African folk-lore, too, introduces the same idea, and a popular proverb says, "If a man tells his secrets to his wife, she will bring him into the way of Satan," which, it has been remarked, is rather a strong contrast to the English proverb, "He who would thrive must ask his wife." And again, it is said, "Trust your dog to the end, a woman till the first opportunity."

As might be supposed, folk-lore, at one time or another, has made good use of the value attaching to secrets; and stories of the supernatural in romantic fiction have shown how the fair sex, under the influence of magical influences, have unknowingly revealed the most sacred secrets. But the moral of most of these tales is the same--and may be applied to either sex--the lesson conveyed being not to trust any one; for, as the French say, "the disclosure of a secret is the fault of him who first disclosed it"--a truth, indeed, which is only too constantly verified in daily life by mistaken trust in another.

Women, it is said, forget the important fact that as soon as a secret becomes the property of three persons it is all the world's, which is summed up in a common Spanish adage, "What three knows every creature knows;" whereas according to the French proverb, "The secret of two is God's secret." The same idea also exists in West Africa, where this proverb is current:" Trust not a woman; she will tell thee what she has just told her companion," and "Whatever be thy intimacy, never give thy heart to a woman."

Turning to some of the numerous folk-tales and legendary stories, in which "the secret" plays the important part, there is the famous one of Melusine, which has been told in many ways.
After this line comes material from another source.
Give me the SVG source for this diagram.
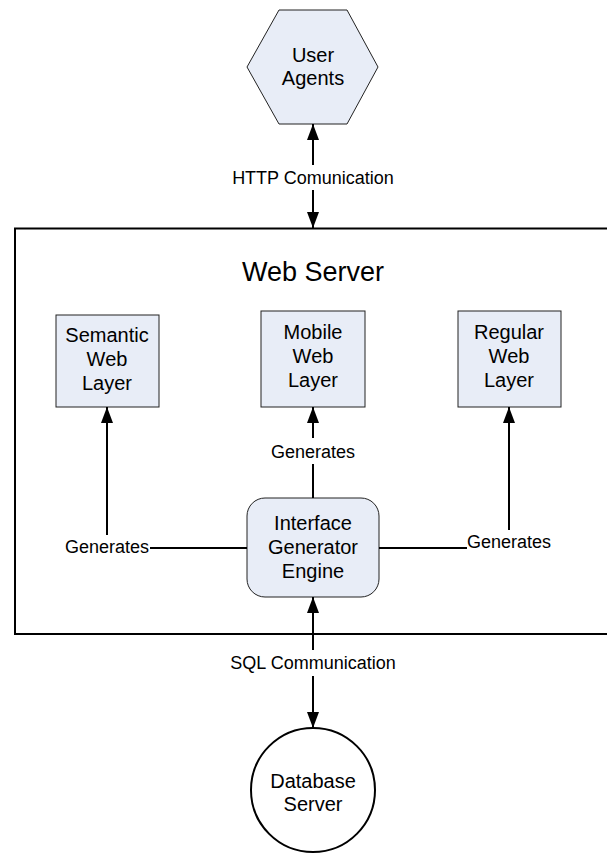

Raymond, Count of Lusignan, was one day hunting the boar in the forest of Poitou, when, whilst wandering in the forest at nightfall through his boar having outstripped his train, he saw Melusine with her sisters, dancing by a fountain in the moonlight. Smitten with her beauty, he asked her to marry him, to which proposal she consented on condition that he would allow her to remain secret and unseen every Sunday. They were married, and her secret was kept until one of his friends suggested that she only desired privacy in order to indulge an adulterous passage.

Raymond thereupon burst into her secret chamber and discovered that she was doomed to have the lower part of her body transformed to that of a serpent every Saturday. The secret broken, she was compelled, henceforth, to leave her husband for ever, and to be totally transformed to a serpent. But her spirit continued to haunt the Castle of Lusignan before the death of any of the lords of that race.

Sometimes, on the other hand, the wife is the transgressor. In a North German story a wizard keeps a young girl by force as his wife. One day, accidentally, he lets out the secret that his soul resides in a bird, which is locked up in a church in a desert place, and that, until the bird is killed, he cannot die. The bird is killed by the girl's lover, and the wizard dies--a similar story being found in the "Arabian Nights."